In April, the Trump administration announced more sanctions on the leaders of all three nations.
But will economic pressure be enough to bring these authoritarian regimes down? WORLD Radio’s Sarah Schweinsberg reports.
REPORTER, SARAH SCHWEINSBERG: This week, thousands of Venezuelan protesters took to the streets to demand Nicolas Maduro leave office.
Both President Trump and Secretary of State Mike Pompeo tweeted their support for the protesters. But the Trump administration has another tool to ratchet up pressure on the regime.
The White House is slowly increasing economic sanctions on Maduro and his Latin American allies: Nicaraguan President Daniel Ortega and Cuba’s Castro regime.
Speaking to Cuban Americans in Miami late last month, National Security Adviser John Bolton unveiled new sanctions against what he calls the “troika of tyranny.”
BOLTON: I’m also pleased to announce new sanctions against the central bank of Venezuela to restrict U.S. transactions with this bank and prohibit its access to U.S. dollars.
He also announced restrictions on a Nicaraguan financial institution and Nicaraguan President Daniel Ortega’s son. He joins his father and Vice President Rosario Murillo on the U.S. blacklist.
But Bolton reserved the most penalties for Cuba.
BOLTON: The Cuban regime has spread its ideological influence into Venezuela and throughout Maduro’s regime.
New economic sanctions target Cuba’s military and intelligence. The administration will also restrict tourism to Cuba and cap the amount of money Cuban Americans can send to relatives on the island.
It will also crack down on Venezuelan oil shipments to Cuba. Mark Jones is a political scientist at the Baker Institute. He says those shipments are how Maduro pays for Cuba’s backing and how Cuba keeps fuel prices low.
JONES: Cuba has heavily depended on effectively free oil from Venezuela for many years dating back to Hugo Chavez’s tenure. And if they were somehow to disappear, uh, Cuba would be in very dire straits.
Finally, John Bolton said the U.S. will allow Cuban Americans to sue foreign companies doing business on property seized after the Cuban revolution.
The Baker Institute’s Mark Jones says this will discourage foreign companies from doing business on the island.
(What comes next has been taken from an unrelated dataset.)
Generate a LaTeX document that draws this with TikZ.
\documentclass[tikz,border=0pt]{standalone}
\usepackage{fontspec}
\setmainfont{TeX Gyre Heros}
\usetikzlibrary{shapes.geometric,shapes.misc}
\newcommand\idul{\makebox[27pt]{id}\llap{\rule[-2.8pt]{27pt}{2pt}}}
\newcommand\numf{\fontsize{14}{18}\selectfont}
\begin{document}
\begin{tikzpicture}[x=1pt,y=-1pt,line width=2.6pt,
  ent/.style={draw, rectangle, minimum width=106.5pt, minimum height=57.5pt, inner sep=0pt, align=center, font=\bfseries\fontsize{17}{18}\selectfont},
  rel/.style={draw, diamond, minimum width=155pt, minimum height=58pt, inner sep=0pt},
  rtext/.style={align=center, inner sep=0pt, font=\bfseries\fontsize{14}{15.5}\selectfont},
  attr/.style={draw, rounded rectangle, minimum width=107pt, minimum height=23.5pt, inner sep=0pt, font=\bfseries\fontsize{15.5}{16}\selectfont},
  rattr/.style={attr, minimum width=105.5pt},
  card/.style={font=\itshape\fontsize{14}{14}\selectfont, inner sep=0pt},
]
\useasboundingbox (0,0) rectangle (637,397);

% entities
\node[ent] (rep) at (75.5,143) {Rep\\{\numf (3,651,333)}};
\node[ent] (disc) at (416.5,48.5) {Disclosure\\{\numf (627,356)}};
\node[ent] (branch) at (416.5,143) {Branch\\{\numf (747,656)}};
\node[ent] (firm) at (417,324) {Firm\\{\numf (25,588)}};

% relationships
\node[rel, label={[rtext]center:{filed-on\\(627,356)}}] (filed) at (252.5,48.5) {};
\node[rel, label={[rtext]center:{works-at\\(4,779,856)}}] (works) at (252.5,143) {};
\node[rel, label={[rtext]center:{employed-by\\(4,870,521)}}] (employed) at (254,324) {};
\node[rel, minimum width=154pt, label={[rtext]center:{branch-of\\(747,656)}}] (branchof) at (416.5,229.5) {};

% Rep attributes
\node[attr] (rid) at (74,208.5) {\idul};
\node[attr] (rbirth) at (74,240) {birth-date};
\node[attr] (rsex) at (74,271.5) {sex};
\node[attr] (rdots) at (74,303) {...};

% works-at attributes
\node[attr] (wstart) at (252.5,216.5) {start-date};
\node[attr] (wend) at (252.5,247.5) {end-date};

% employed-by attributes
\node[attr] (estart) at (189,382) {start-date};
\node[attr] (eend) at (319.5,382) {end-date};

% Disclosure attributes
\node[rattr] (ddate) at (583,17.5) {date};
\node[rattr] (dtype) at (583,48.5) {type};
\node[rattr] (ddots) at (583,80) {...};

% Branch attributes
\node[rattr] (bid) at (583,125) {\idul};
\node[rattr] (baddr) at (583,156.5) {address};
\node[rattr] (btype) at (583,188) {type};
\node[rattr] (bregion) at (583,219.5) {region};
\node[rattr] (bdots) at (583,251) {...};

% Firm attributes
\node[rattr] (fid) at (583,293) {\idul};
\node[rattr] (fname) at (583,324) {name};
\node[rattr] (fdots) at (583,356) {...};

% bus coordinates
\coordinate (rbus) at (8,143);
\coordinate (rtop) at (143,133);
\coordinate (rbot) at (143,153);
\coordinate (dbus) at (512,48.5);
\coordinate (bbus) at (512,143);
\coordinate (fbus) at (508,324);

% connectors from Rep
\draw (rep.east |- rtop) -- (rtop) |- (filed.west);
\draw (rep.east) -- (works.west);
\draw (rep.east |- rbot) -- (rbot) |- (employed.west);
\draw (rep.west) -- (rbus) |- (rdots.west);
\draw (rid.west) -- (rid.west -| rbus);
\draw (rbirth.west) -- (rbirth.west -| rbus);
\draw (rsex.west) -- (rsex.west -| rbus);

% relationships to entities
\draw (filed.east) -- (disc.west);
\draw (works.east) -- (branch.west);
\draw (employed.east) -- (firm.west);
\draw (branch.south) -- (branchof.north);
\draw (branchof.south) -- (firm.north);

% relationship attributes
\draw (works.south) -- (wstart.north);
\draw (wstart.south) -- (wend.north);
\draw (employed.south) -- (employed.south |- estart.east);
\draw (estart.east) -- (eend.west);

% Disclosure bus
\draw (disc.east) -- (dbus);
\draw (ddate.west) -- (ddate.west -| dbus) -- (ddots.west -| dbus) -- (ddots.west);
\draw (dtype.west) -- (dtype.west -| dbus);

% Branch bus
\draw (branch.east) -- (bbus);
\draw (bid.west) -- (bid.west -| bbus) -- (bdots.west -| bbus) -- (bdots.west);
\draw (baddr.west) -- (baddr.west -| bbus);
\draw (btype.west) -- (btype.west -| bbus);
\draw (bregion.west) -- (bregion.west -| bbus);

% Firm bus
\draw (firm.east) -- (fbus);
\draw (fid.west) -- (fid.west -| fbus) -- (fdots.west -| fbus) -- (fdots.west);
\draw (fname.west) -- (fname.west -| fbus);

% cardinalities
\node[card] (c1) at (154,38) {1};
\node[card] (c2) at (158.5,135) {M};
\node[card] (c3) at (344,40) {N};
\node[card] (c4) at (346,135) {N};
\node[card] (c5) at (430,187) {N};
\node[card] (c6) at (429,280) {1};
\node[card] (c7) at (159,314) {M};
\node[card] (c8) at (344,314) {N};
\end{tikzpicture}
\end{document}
JONES: Just the simple threat of legal complications could lead many companies to decide that it’s best… let’s just hold off on that Cuban investment. Instead, invest in a hotel in Brazil or in the Cayman Islands or in South Africa.
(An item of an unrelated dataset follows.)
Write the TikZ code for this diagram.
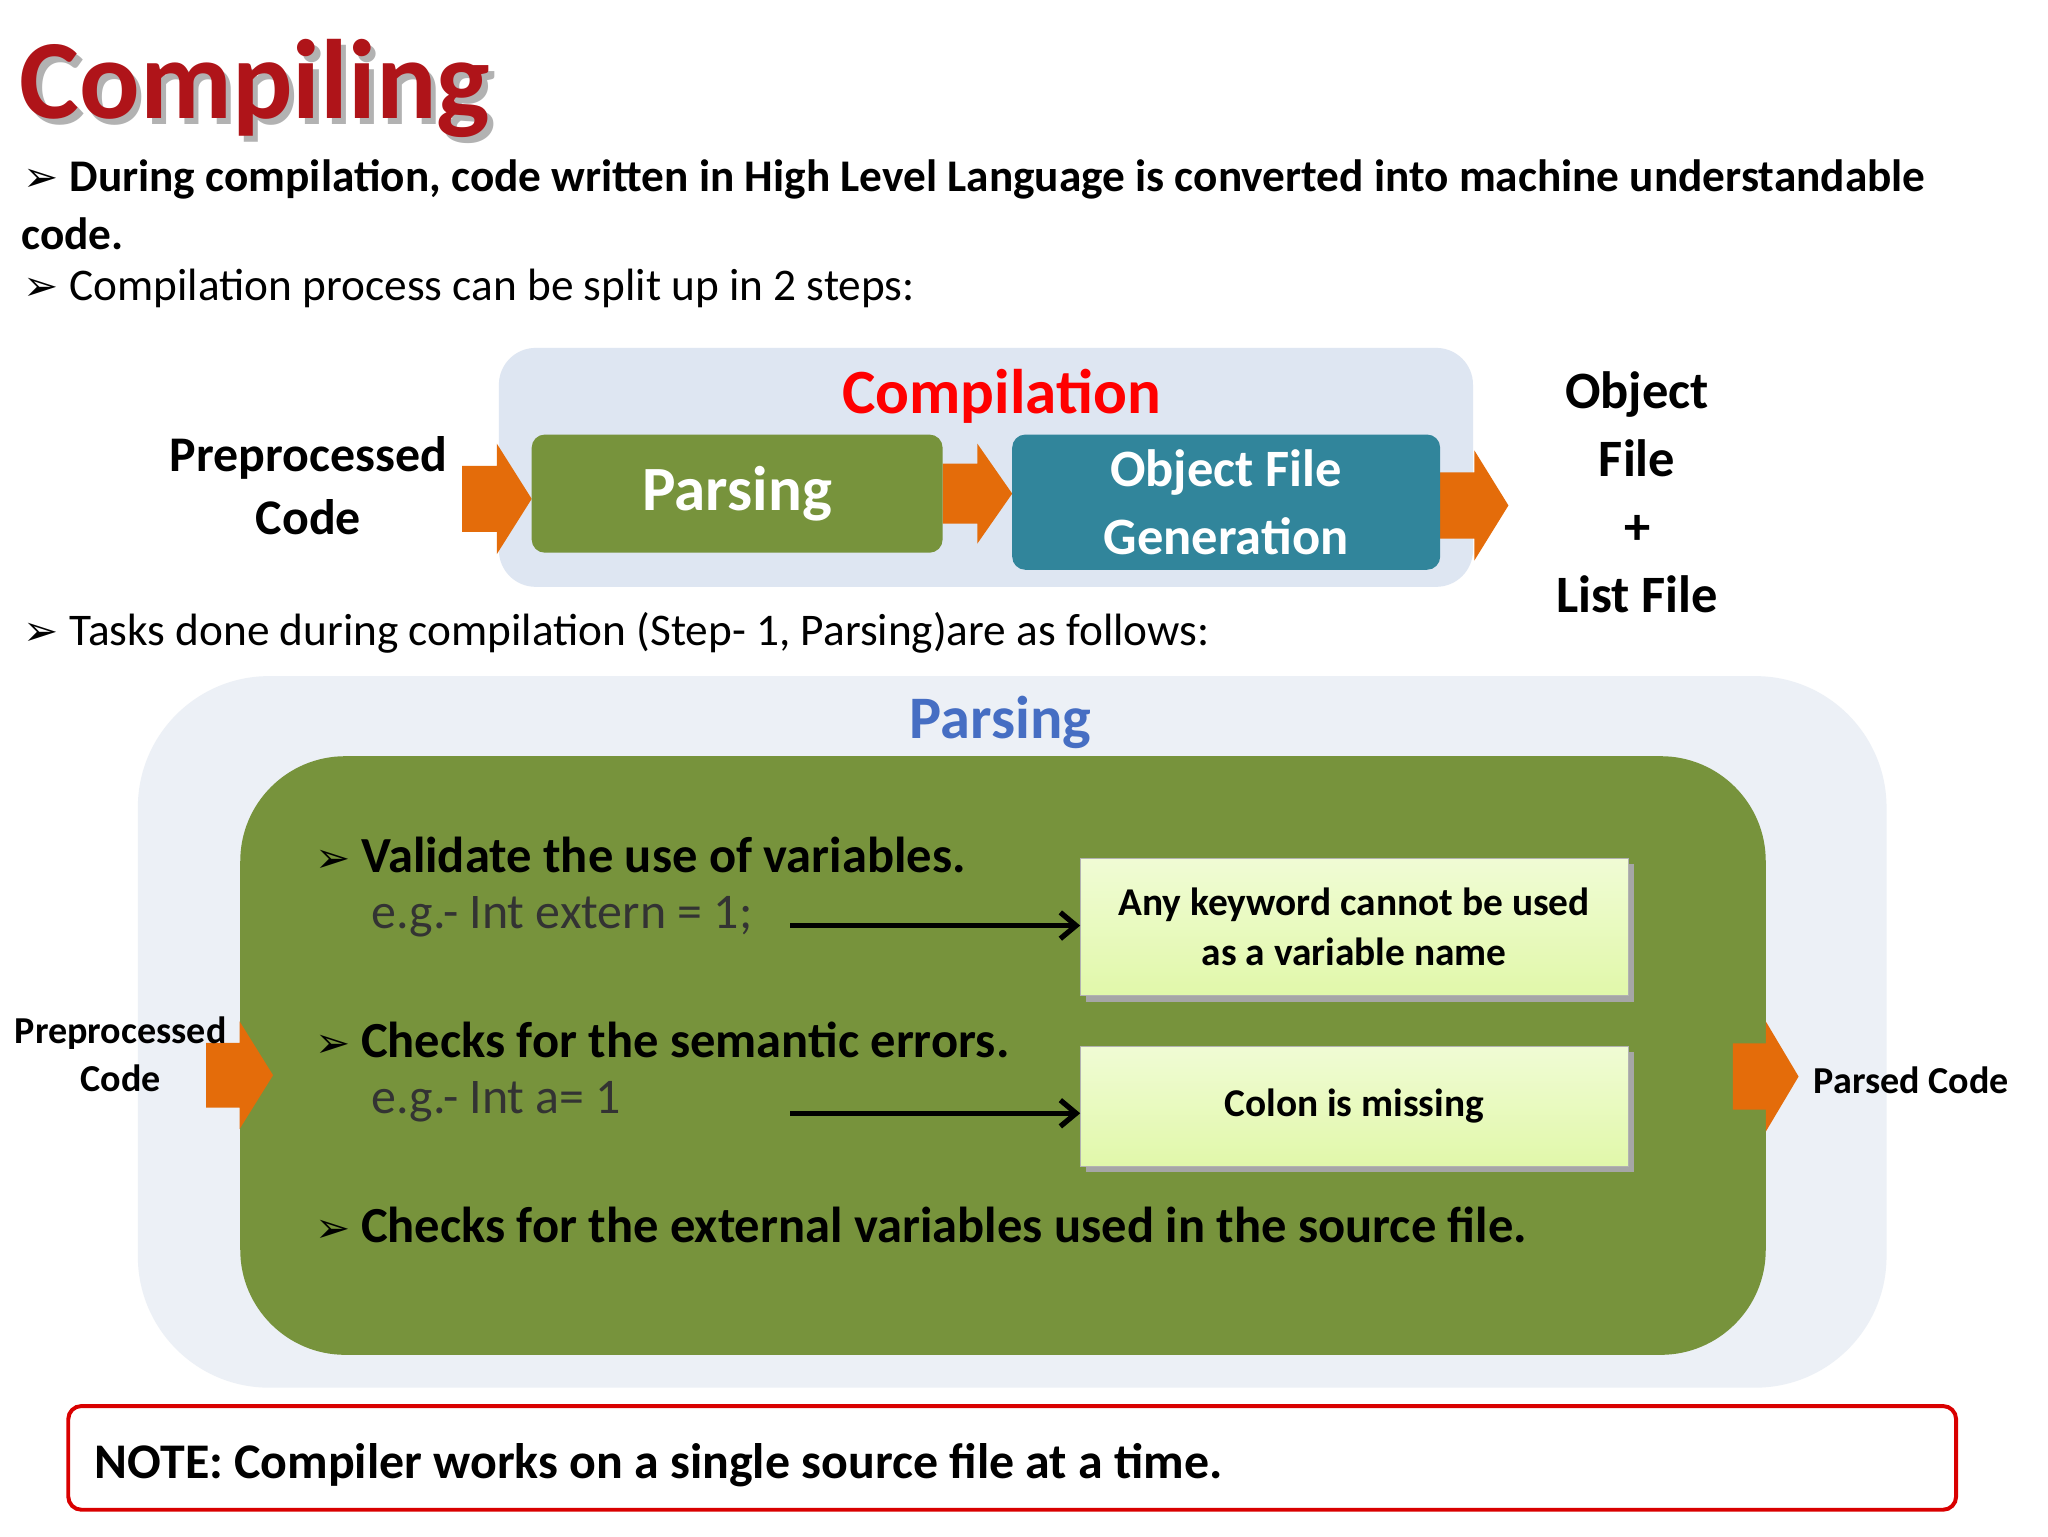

But experts disagree on the lasting effect slow economic sanctions will have on the trio. All three nations continue to get support from China and Russia.
Ana Quintana is a Latin American foreign policy expert with the Heritage Foundation. She argues the economic sanctions are working in Venezuela.
QUINTANA: The Maduro that we’re seeing now who’s up against the ropes, who’s in a very delicate situation, has largely been because of these sanctions. When you take away their illicitly obtained money, when you take away these homes, you are removing their options and you’re also limiting their potential for staying in power.
When it comes to Cuba, Mark Jones says the Castro regime has survived sanctions before and will most likely survive again.
JONES: The United States has been trying to overthrow the Cuban government for 50 years and has not yet succeeded. So I don’t think this is going to push things over the top in Cuba.
And he says the sanctions on Nicaragua are largely symbolic.
JONES: The sanctions on Nicaragua are so minute that they’re unlikely to have any real effect.
The Heritage Foundation’s Anna Quintana argues the U.S. sanctions would be more effective if more nations followed suit.
QUINTANA: We should be considering how much illicit money do these guys have in Panama, for example, how much money do they have in Spain? Other countries ought to be replicating the U.S. sanction regime. I mean there’s still a lot that can be done.
Reporting for WORLD Radio, I’m Sarah Schweinsberg.